== OBJECTIVE ==
Reproduce, word for word, every line from the first one down to the line containing "plt.rcParams['font.family'] = ['Liberation", and nothing else.

>>>>

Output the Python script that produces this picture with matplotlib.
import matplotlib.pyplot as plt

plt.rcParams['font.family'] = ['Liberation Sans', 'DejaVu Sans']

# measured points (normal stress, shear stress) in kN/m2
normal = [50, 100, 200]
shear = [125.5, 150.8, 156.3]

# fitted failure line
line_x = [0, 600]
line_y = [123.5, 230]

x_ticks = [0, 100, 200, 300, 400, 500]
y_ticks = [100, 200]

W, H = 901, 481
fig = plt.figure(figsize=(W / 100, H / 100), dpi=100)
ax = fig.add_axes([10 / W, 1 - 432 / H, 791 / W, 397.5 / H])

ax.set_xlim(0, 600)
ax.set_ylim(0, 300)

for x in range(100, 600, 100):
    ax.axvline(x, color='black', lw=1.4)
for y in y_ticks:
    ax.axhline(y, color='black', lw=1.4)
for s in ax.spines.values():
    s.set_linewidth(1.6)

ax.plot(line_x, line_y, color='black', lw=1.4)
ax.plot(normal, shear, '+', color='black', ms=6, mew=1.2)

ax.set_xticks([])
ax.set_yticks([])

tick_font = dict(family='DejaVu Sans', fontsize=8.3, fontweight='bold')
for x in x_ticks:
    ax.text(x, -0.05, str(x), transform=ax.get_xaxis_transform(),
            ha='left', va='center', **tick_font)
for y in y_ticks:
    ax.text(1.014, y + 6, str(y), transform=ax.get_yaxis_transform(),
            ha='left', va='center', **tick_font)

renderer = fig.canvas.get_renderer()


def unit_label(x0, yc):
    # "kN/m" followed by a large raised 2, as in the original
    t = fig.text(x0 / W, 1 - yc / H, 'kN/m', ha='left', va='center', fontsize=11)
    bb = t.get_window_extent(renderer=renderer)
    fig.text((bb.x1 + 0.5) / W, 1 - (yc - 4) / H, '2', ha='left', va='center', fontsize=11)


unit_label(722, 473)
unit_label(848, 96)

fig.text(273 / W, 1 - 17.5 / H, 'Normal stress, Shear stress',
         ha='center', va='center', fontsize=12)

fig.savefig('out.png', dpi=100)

<<<<

== PROBLEM SOLUTION ==
Output the Python script that produces this picture with matplotlib.
import matplotlib.pyplot as plt

plt.rcParams['font.family'] = ['Liberation Sans', 'DejaVu Sans']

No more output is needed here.